05/08/2026
Friday Food for Thought: Where Is Our Security?
Mother’s Day approaches, and with it comes a mix of gratitude, joy, grief, and longing. For some, it is a weekend filled with celebration and beloved memories. For others, it quietly exposes absence, disappointment, exhaustion, or unanswered prayers. Some mothers feel invisible. Some women ache because they want to be mothers. Some carry wounds from mothers who should have protected them but did not. Some children miss the voice they used to hear every year. And this is where the church must carefully think, Where is Our Security?
The world tells us to build our identity on the roles we treasure most. Be a great mother. Be a strong father. Build a beautiful family. Hold everything together. But the gospel pushes back…even the best gifts from God were never meant to carry the weight of being God. Families are beautiful, but they are fragile. Relationships strain. Health fades. Children grow up. Life changes faster than we expect. If our deepest hope is rooted in any earthly role or relationship, eventually the weight will crush us. That is not cynicism, that is life east of Eden.

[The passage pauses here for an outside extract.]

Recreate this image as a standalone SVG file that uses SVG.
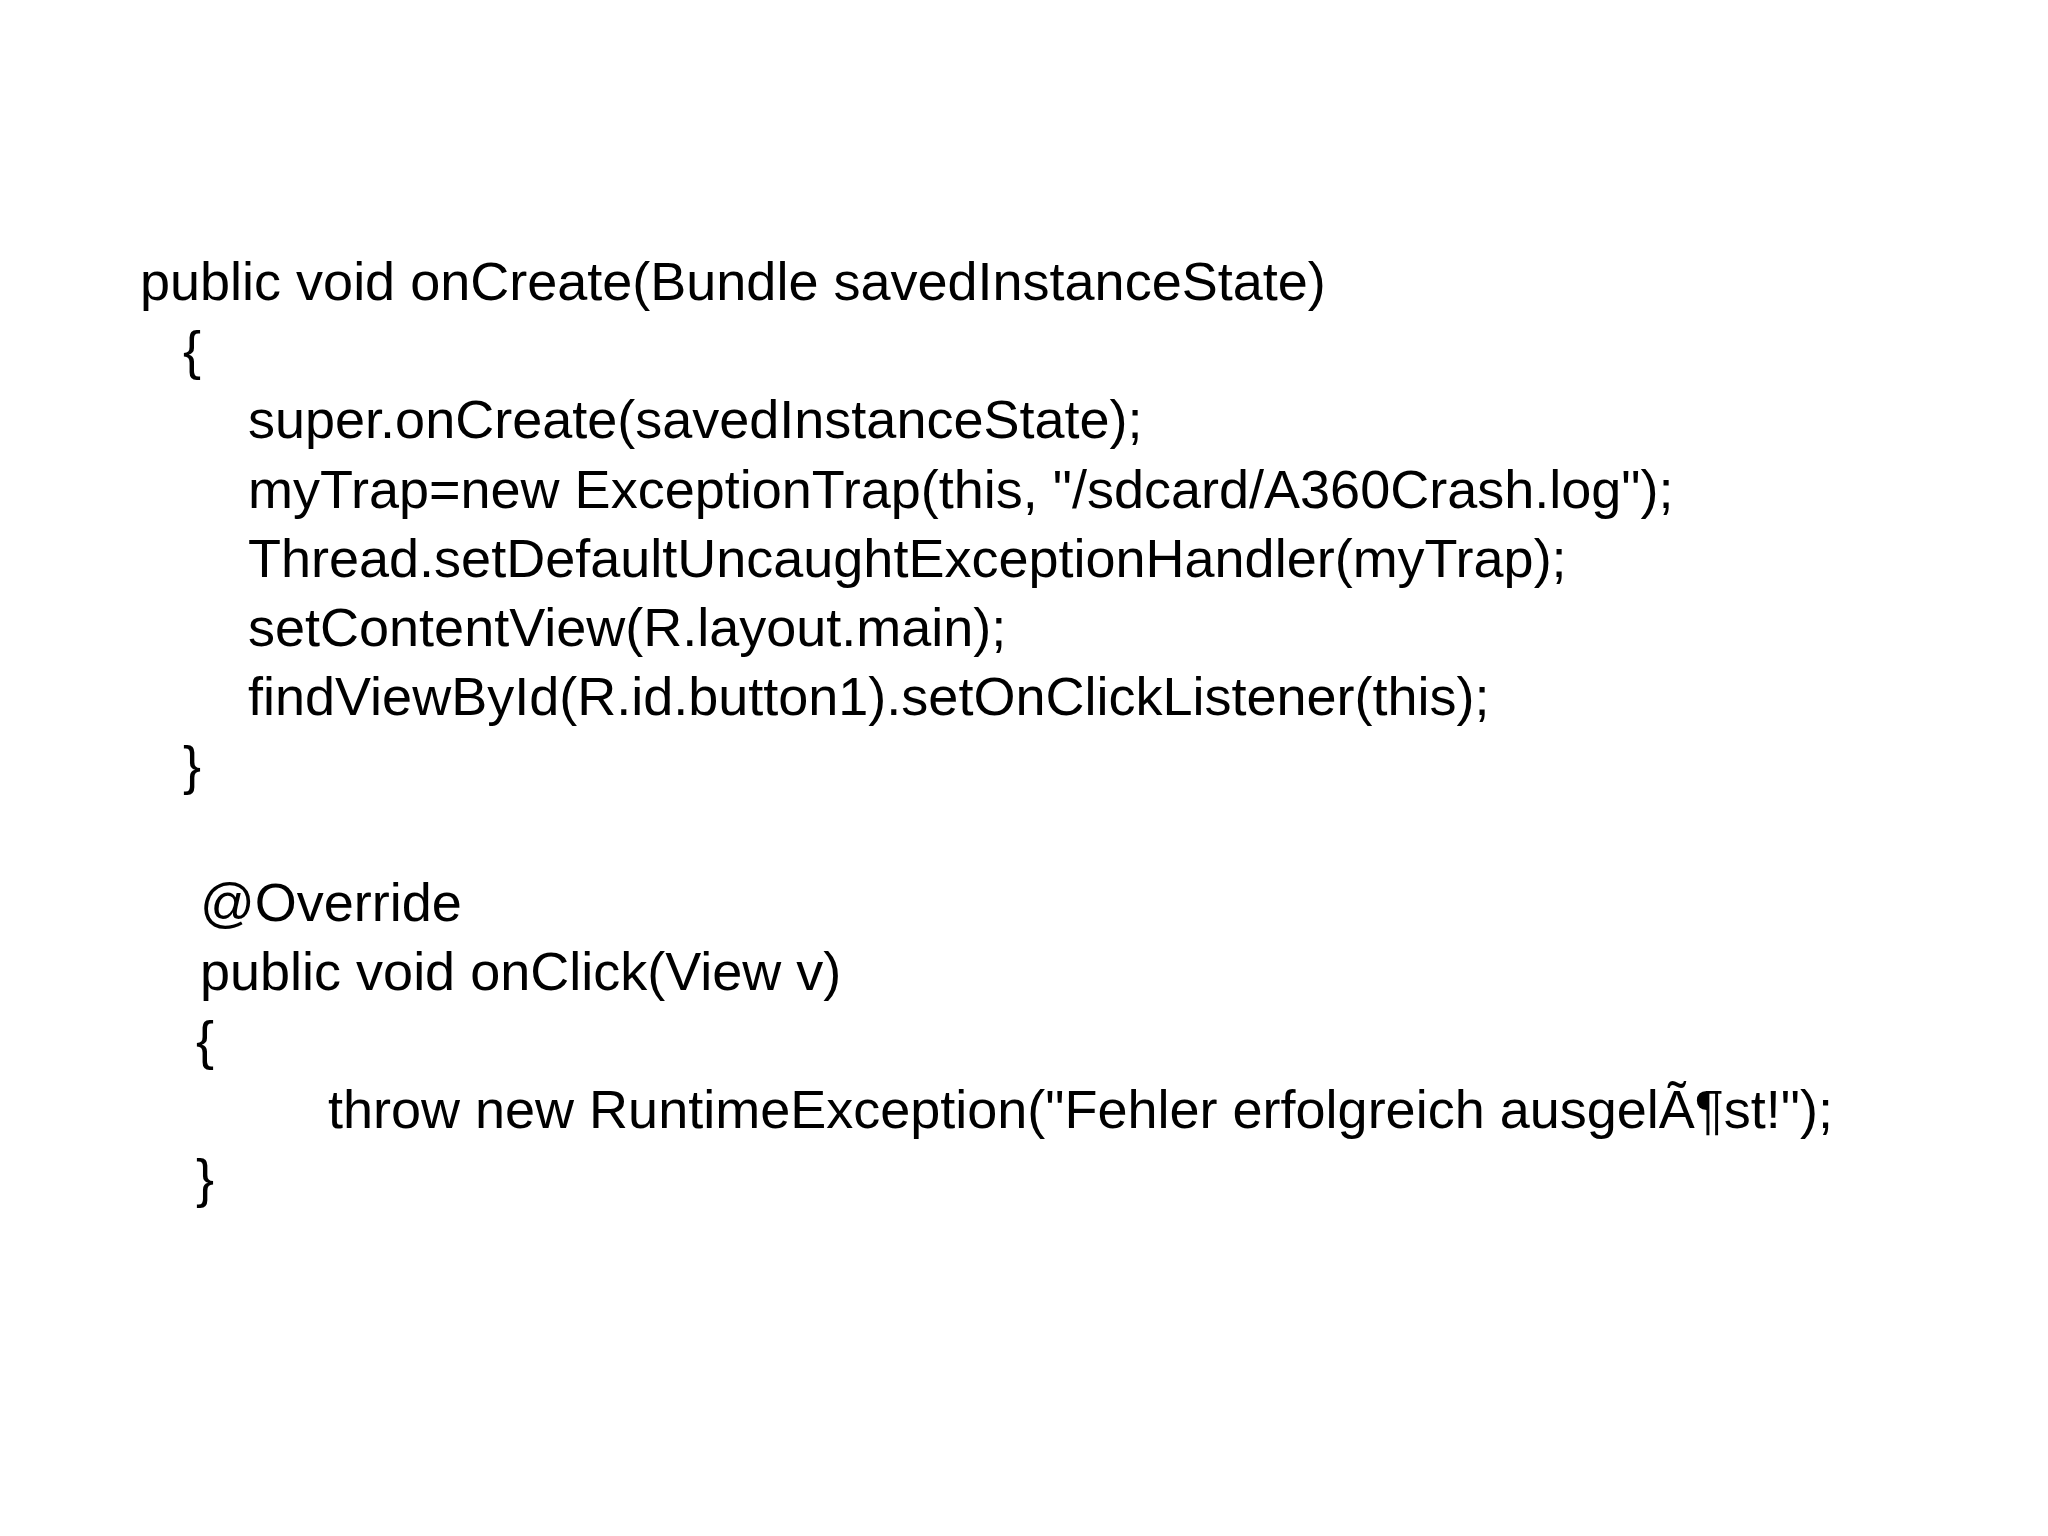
<svg xmlns="http://www.w3.org/2000/svg" width="2048" height="1536" viewBox="0 0 2048 1536">
<style>text{font-family:"Liberation Sans",Arial,sans-serif;font-size:54px;fill:#000}</style>
<rect width="2048" height="1536" fill="#fff"/>
<g id="code">
<text x="140" y="300">public void onCreate(Bundle savedInstanceState)</text>
<text x="183" y="369">{</text>
<text x="248" y="438">super.onCreate(savedInstanceState);</text>
<text x="248" y="508">myTrap=new ExceptionTrap(this, "/sdcard/A360Crash.log");</text>
<text x="248" y="577">Thread.setDefaultUncaughtExceptionHandler(myTrap);</text>
<text x="248" y="646">setContentView(R.layout.main);</text>
<text x="248" y="715">findViewById(R.id.button1).setOnClickListener(this);</text>
<text x="183" y="784">}</text>
<text x="200" y="921">@Override</text>
<text x="200" y="990">public void onClick(View v)</text>
<text x="196" y="1059">{</text>
<text x="328" y="1128">throw new RuntimeException("Fehler erfolgreich ausgelÃ¶st!");</text>
<text x="196" y="1197">}</text>
</g>
</svg>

Scripture does not ultimately define us by our roles: mother, father, child, single, married, but by our union with Christ. This does not diminish those roles; it places them in their proper context. In Isaiah 40, God speaks tenderly to weary people: “He will tend his flock like a shepherd; he will gather the lambs in his arms; he will carry them in his bosom, and gently lead those that are with young.” Isaiah 40:11.
Notice what God does. He gathers. He carries. He leads gently. The promise is not that his people will never feel weary. The promise is that they will never be abandoned in their weariness. The Shepherd Isaiah promised is the Shepherd Jesus claims to be. Jesus does not stand far away demanding perfection from exhausted people. He comes near to weak people and becomes their strength. Paul writes, “But we have this treasure in jars of clay, to show that the surpassing power belongs to God and not to us.” 2 Corinthians 4:7.
The Christian life is not about pretending we are strong enough; it is about finally admitting we are not. The world says, “Hold it all together.” Christ says, “I will hold you.” That is the difference between religion and gospel. Religion tells us to climb higher, try harder, and be enough. The gospel says that Christ has come down to rescue people who could never save themselves.
John Calvin once wrote: “We shall never be clothed with the righteousness of Christ except we first know assuredly that we have no righteousness of our own.” Those words may sound sharp, but they are deeply freeing. Because, if Christ is our righteousness, then neither our failures nor our successes have the final word.
Mother’s Day should never become a day where part of the church celebrates while another part quietly disappears into the background. The church is family because Christ is our Savior. Jesus says: “For whoever does the will of my Father in heaven is my brother and sister and mother.” Matthew 12:50. This does not diminish earthly family; it expands it!
The woman without children is no less valuable in the kingdom of God. The grieving mother is not forgotten. The single adult is not spiritually incomplete. The exhausted parent is not unseen. The elderly saint sitting quietly in the back still belongs fully to the family of God. Our culture constantly divides people by status, achievement, stage of life, or visible success. The gospel gathers people around grace.
We do not stand before God boasting in our résumés, our parenting, our relationships, or our accomplishments. We come empty-handed, and Christ receives us.
So where do we anchor our hearts? Not in health, family, stability, control, or even in ourselves. Our promise is Christ himself. Jesus says, “My sheep hear my voice, and I know them, and they follow me. I give them eternal life, and they will never perish, and no one will sn**ch them out of my hand. My Father, who has given them to me, is greater than all, and no one is able to sn**ch them out of the Father’s hand. I and the Father are one.” John 10:27–30.
That is our security. Not that we hold onto Jesus perfectly, but that He holds onto His people perfectly. The Christian hope has never been, “I am strong enough.” It has always been, “The Shepherd will not lose His sheep.”
Imagine a quiet road turning into the mountains. Clouds hang low over the hills. The air seems cold and honest. In the distance, scattered across the landscape, a small flock of sheep slowly moves along the path. They do not know every turn ahead. They can't see beyond the mountains. They are small against the vastness around them. But they are not alone. They are watched, led, and kept. So are we.
The promise is not that we will always understand the road. The promise is in our security that the Shepherd walks with us and He will bring His people home.